Asked about her comments 30 years later, when she was seeking to become home secretary, she replied: “I’ve moved on.”

As MP for the east London seat of Hackney North and Stoke Newington, her championing of left-wing causes meant she was never a likely candidate for the front benches – particularly after the ascendance of Mr Blair and New Labour in the 1990s.

She was among the harsher critics of Harriet Harman for sending her children to a selective school, only to face charges of hypocrisy when it later emerged that she had sent her own son to private school.

She defended her choice, saying she was fearful that as a black boy he could be “lost to the world of gangs” if he went to the wrong school.

Diane Abbott, Bernie Grant and Jeremy Corbyn – State Opening of Parliament – House of Commons, London
Diane Abbott awaits the State Opening of Parliament with Bernie Grant, Tony Banks and Jeremy Corbyn following her election in 1987 (PA)

Following the resignation of Gordon Brown in the wake of Labour’s 2010 general election defeat, she announced she was standing to replace him as party leader, saying she wanted to challenge the all-white line-up.

Despite failing to make it past the first round of voting, she was rewarded by the eventual winner, Ed Miliband, who gave her her first frontbench role as shadow public health minister, only to sack her three years later.

As Mr Corbyn’s shadow home secretary, she endured a torrid time in the 2017 general election as she struggled to remember details of the party’s policies during a series of “car crash” interviews.

She subsequently disclosed that she had been diagnosed with type 2 diabetes in 2015 and that her blood sugar levels had been “out of control” under the pressures of the campaign.

Following Sir Keir Starmer’s election as Labour leader in 2020, she announced that she was standing down and returning to the back benches.
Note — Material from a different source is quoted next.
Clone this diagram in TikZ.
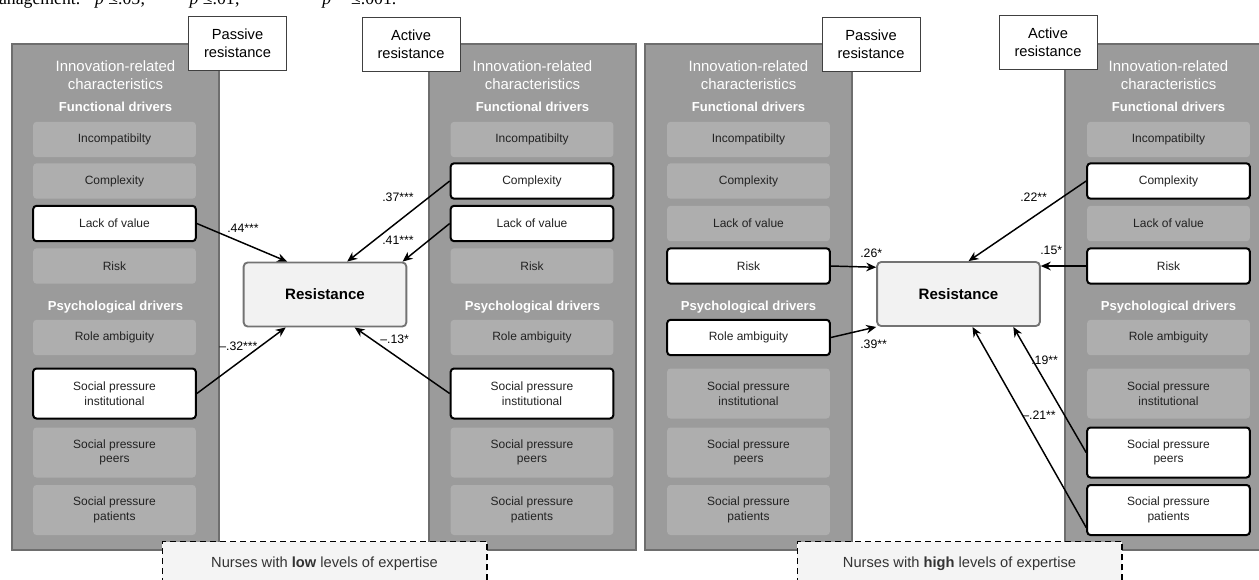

Diane Abbott with Emily Thornberry and Sir Keir Starmer on stage during an anti-Brexit rally in Parliament Square
Diane Abbott with Emily Thornberry and Sir Keir Starmer on stage during an anti-Brexit rally in Parliament Square (Yui Mok/PA)

In 2023, she had the Labour whip suspended after she wrote a letter to The Observer saying Irish people, Jewish people and Travellers were not subject to racism in the same way as black people.

She subsequently apologised, claiming the letter had been an initial draft which was sent in error, while complaining that as a left winger and a black woman she would not get a fair hearing from the leadership.

Earlier this year, it emerged that she had been the subject of abusive comments by the Tory donor Frank Hester – who was reported to have said she made him “want to hate all black women” and that “she should be shot”.

The comments, which were widely condemned, led to a wave of sympathy with Labour deputy leader Angela Rayner and her old adversary Ms Harman among those expressing the hope she would have the whip restored.